Lowering tuition at University of Hawaii campuses can now be done more quickly under a revised policy approved Thursday by the Board of Regents.
Previous rules required that any increase or decrease in tuition be presented at a public meeting at least one semester in advance.
The board, which met Thursday on Maui for its monthly meeting, unanimously approved removing that requirement for tuition decreases. The regents now have the ability to drop tuition during a public board meeting at any time.
Raising tuition still requires advance notice of at least one semester.
The university is in the third year of a five-year tuition schedule, approved in 2011, that is set to ultimately raise tuition by more than 30 percent. But regents have said they plan to revisit the annual 7 percent tuition hikes built into the final two years of the schedule.
Tuition this year at the UH-Manoa campus is $4,920 per semester, or $9,840 annually, for full-time residents.
UH’s tuition has been rising much faster than the national average, according to a recent report by the Hawaii Educational Policy Center.
Nationally, resident tuition over the past five years at public four-year universities has increased 27 percent, on average, compared with a 47 percent average increase at UH’s four-year campuses.
"UH tuition and fee levels are by themselves competitive. Yet 5,000 (Hawaii public) high school graduates each year do not enroll in college. Is it the cost? Price sensitivity studies suggest that as tuition increases, preference for UH Manoa will begin to decline," the Hawaii Educational Policy Center wrote in its report "Student Costs of Living, Tuition and Debt at the University of Hawaii."

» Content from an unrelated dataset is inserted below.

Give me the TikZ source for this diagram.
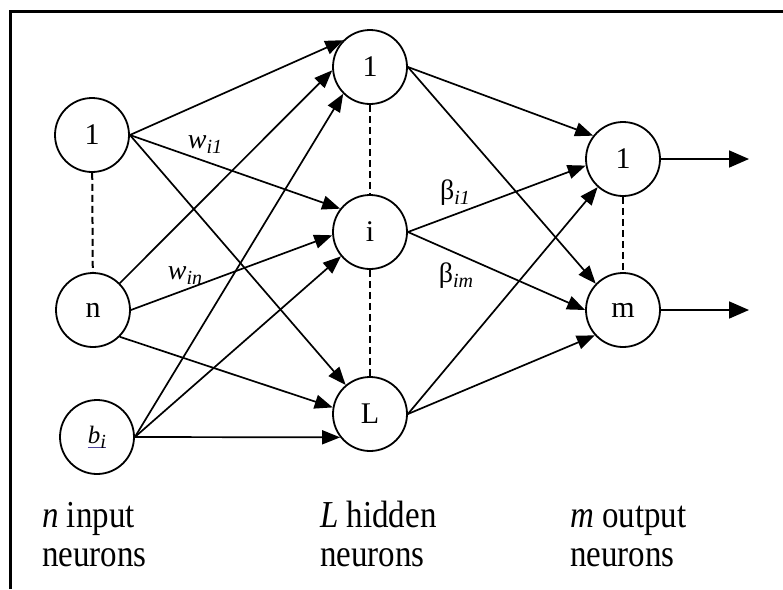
\documentclass[tikz,border=0pt]{standalone}
\usepackage{fontspec}
\setmainfont{Liberation Serif}
\usetikzlibrary{arrows.meta}

\definecolor{linkblue}{RGB}{80,70,160}
% underline in link colour, as in the bias label
\newcommand{\linkline}[1]{\setbox0=\hbox{#1}\rlap{\textcolor{linkblue}{\rule[-5pt]{\wd0}{1.3pt}}}\box0}
\newcommand{\sub}[1]{\raisebox{-5pt}{\fontsize{20}{20}\selectfont\itshape #1}}
\newcommand{\tall}[1]{\scalebox{0.97}[1.12]{#1}}

\begin{document}
\begin{tikzpicture}[x=1pt,y=-1pt,
    neuron/.style={draw,circle,line width=1.8pt,minimum size=74pt,inner sep=0pt,
      font=\fontsize{30}{30}\selectfont},
    conn/.style={line width=1.7pt,-{Triangle[length=18pt,width=14pt]}},
    dots/.style={line width=2pt,dash pattern=on 7pt off 4pt},
    wlabel/.style={font=\fontsize{28}{28}\selectfont,inner sep=0pt},
    layer/.style={anchor=base west,inner sep=0pt,
      font=\fontsize{34}{38}\selectfont}]
    \useasboundingbox (0,0) rectangle (783,589);
    % frame (cut on right and bottom)
    \draw[line width=3pt] (10,589) -- (10,11) -- (783,11);

    % input neurons
    \node[neuron] (in1) at (92,135) {1};
    \node[neuron] (inn) at (93,310) {n};
    \node[neuron] (inb) at (97,437) {\linkline{{\fontsize{25}{25}\selectfont\itshape b}\sub{i}}};
    % hidden neurons
    \node[neuron] (h1) at (370,67) {1};
    \node[neuron] (hi) at (370,232) {i};
    \node[neuron] (hL) at (370,414) {L};
    % output neurons
    \node[neuron] (o1) at (623,159) {1};
    \node[neuron] (om) at (623,310) {m};
    \coordinate (y1) at (749,159);
    \coordinate (ym) at (749,310);

    \draw[dots] (in1) -- (inn);
    \draw[dots] (h1) -- (hi);
    \draw[dots] (hi) -- (hL);
    \draw[dots] (o1) -- (om);

    % input -> hidden
    \draw[conn] (in1.east) -- (h1.135);
    \draw[conn] (in1.east) -- (hi.142);
    \draw[conn] (in1.east) -- (hL.130);
    \draw[conn] (inn.45) -- (h1.185);
    \draw[conn] (inn.east) -- (hi.185);
    \draw[conn] (inn.-45) -- (hL.170);
    \draw[conn] (inb.east) -- (h1.225);
    \draw[conn] (inb.east) -- (hi.220);
    \draw[conn] (inb.east) -- (hL.218);
    % hidden -> output
    \draw[conn] (h1.east) -- (o1.142);
    \draw[conn] (hi.east) -- (o1.190);
    \draw[conn] (hL.east) -- (o1.228);
    \draw[conn] (h1.east) -- (om.136);
    \draw[conn] (hi.east) -- (om.180);
    \draw[conn] (hL.east) -- (om.222);
    \draw[conn,-{Triangle[length=20pt,width=17pt]}] (o1.east) -- (y1);
    \draw[conn,-{Triangle[length=20pt,width=17pt]}] (om.east) -- (ym);

    % weights
    \node[wlabel] (wi1) at (205,145) {\itshape w\sub{i1}};
    \node[wlabel] (win) at (185,276) {\itshape w\sub{in}};
    \node[wlabel] (bi1) at (455,193) {β\sub{i1}};
    \node[wlabel] (bim) at (456,276) {β\sub{im}};

    % layer names
    \node[layer] (inlab) at (42,527) {\tall{\textit{n} input}};
    \node[layer] (inlab2) at (42,566) {\tall{neurons}};
    \node[layer] (hidlab) at (320,527) {\tall{\textit{L} hidden}};
    \node[layer] (hidlab2) at (320,566) {\tall{neurons}};
    \node[layer] (outlab) at (570,527) {\tall{\textit{m} output}};
    \node[layer] (outlab2) at (570,566) {\tall{neurons}};
\end{tikzpicture}
\end{document}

The university and other state departments are preparing budget requests for the upcoming 2015-17 biennium which the Legislature will take up in January.
UH officials have said any decision to adjust tuition up or down won’t happen until after the Legislature finalizes the state’s budget in May.
UH President David Lassner has suggested the regents wait until then to adopt a detailed operating budget for the fiscal year that starts July 1. This would represent a shift from the current practice of adopting UH’s budget request to the Legislature as its operating budget.